(Aim) Each line from the start of the entries through the line that contains "sharp corners, line" should be output exactly, please.

Saved entries
——

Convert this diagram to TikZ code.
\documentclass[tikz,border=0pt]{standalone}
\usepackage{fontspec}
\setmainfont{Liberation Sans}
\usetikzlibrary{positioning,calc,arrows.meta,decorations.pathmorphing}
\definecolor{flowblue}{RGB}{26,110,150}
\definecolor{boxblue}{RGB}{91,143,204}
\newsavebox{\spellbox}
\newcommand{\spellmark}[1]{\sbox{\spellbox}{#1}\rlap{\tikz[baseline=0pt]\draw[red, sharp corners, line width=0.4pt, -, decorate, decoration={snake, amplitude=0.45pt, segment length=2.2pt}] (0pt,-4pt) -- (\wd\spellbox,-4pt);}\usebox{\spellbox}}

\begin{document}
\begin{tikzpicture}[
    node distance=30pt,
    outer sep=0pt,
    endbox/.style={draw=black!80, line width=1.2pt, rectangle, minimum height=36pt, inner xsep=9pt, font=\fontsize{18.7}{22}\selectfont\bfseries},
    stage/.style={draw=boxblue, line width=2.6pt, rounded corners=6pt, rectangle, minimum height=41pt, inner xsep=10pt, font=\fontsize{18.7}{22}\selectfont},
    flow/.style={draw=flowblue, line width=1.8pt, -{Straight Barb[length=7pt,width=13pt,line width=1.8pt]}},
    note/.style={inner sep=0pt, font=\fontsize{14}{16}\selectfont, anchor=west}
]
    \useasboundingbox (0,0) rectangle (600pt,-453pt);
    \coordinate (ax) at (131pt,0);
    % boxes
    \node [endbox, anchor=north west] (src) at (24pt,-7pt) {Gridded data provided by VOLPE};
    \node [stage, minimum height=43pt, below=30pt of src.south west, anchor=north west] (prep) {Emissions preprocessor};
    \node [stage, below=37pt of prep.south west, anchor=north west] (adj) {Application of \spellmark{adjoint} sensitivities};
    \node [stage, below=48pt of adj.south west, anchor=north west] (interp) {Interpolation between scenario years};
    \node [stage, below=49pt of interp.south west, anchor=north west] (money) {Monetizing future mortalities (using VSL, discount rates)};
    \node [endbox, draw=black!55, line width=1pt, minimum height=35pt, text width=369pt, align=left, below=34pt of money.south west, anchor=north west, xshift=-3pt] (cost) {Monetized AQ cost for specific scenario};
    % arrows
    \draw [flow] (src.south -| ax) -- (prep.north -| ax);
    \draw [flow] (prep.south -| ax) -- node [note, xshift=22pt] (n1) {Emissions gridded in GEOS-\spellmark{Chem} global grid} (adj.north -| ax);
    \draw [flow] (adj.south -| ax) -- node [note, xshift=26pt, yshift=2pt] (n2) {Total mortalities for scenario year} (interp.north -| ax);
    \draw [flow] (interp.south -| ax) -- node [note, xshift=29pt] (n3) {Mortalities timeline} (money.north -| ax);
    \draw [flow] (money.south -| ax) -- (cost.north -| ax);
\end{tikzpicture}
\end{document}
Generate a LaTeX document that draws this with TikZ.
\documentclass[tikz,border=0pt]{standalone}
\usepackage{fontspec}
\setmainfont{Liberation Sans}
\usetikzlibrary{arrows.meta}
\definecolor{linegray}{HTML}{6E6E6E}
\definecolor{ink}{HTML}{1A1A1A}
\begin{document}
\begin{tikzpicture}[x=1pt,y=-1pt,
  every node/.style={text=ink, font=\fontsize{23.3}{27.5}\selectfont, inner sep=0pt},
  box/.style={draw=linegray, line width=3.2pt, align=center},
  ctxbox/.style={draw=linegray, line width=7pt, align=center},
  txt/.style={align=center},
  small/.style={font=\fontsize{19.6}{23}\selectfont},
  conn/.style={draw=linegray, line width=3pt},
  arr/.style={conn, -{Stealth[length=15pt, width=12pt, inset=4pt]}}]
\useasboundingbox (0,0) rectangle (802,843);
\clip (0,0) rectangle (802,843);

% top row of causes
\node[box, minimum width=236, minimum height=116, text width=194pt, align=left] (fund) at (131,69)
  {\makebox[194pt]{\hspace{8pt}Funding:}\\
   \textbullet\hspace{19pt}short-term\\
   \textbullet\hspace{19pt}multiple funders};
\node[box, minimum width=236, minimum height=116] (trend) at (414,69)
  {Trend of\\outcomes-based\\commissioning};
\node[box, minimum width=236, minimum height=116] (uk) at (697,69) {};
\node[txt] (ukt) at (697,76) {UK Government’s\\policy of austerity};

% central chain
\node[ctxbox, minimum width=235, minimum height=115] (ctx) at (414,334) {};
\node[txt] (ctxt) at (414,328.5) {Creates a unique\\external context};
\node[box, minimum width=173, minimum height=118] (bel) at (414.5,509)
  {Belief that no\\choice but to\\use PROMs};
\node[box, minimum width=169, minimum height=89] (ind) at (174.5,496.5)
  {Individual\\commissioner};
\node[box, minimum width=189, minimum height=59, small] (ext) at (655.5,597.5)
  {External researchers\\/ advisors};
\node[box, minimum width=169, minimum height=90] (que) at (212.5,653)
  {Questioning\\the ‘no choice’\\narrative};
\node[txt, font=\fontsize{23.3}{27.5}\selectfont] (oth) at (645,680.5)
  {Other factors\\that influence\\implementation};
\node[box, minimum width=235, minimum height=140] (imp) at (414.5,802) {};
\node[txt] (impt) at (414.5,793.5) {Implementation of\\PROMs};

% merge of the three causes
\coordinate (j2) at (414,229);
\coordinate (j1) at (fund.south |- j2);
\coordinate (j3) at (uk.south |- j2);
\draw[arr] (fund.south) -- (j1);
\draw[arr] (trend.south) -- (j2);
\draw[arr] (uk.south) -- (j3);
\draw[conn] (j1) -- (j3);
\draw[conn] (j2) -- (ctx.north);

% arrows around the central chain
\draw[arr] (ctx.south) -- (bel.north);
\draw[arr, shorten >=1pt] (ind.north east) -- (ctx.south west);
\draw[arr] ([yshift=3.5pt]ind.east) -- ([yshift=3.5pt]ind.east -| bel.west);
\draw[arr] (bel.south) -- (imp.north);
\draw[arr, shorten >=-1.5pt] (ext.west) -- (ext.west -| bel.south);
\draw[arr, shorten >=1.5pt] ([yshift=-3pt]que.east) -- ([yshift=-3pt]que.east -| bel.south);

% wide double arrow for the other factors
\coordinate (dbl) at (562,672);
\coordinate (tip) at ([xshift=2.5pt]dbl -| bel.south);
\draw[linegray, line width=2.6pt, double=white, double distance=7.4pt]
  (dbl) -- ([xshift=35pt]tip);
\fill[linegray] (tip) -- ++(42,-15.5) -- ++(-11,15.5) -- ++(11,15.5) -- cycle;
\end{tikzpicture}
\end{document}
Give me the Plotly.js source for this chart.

——

(Correct answer)
Convert this diagram to TikZ code.
\documentclass[tikz,border=0pt]{standalone}
\usepackage{fontspec}
\setmainfont{Liberation Sans}
\usetikzlibrary{positioning,calc,arrows.meta,decorations.pathmorphing}
\definecolor{flowblue}{RGB}{26,110,150}
\definecolor{boxblue}{RGB}{91,143,204}
\newsavebox{\spellbox}
\newcommand{\spellmark}[1]{\sbox{\spellbox}{#1}\rlap{\tikz[baseline=0pt]\draw[red, sharp corners, line width=0.4pt, -, decorate, decoration={snake, amplitude=0.45pt, segment length=2.2pt}] (0pt,-4pt) -- (\wd\spellbox,-4pt);}\usebox{\spellbox}}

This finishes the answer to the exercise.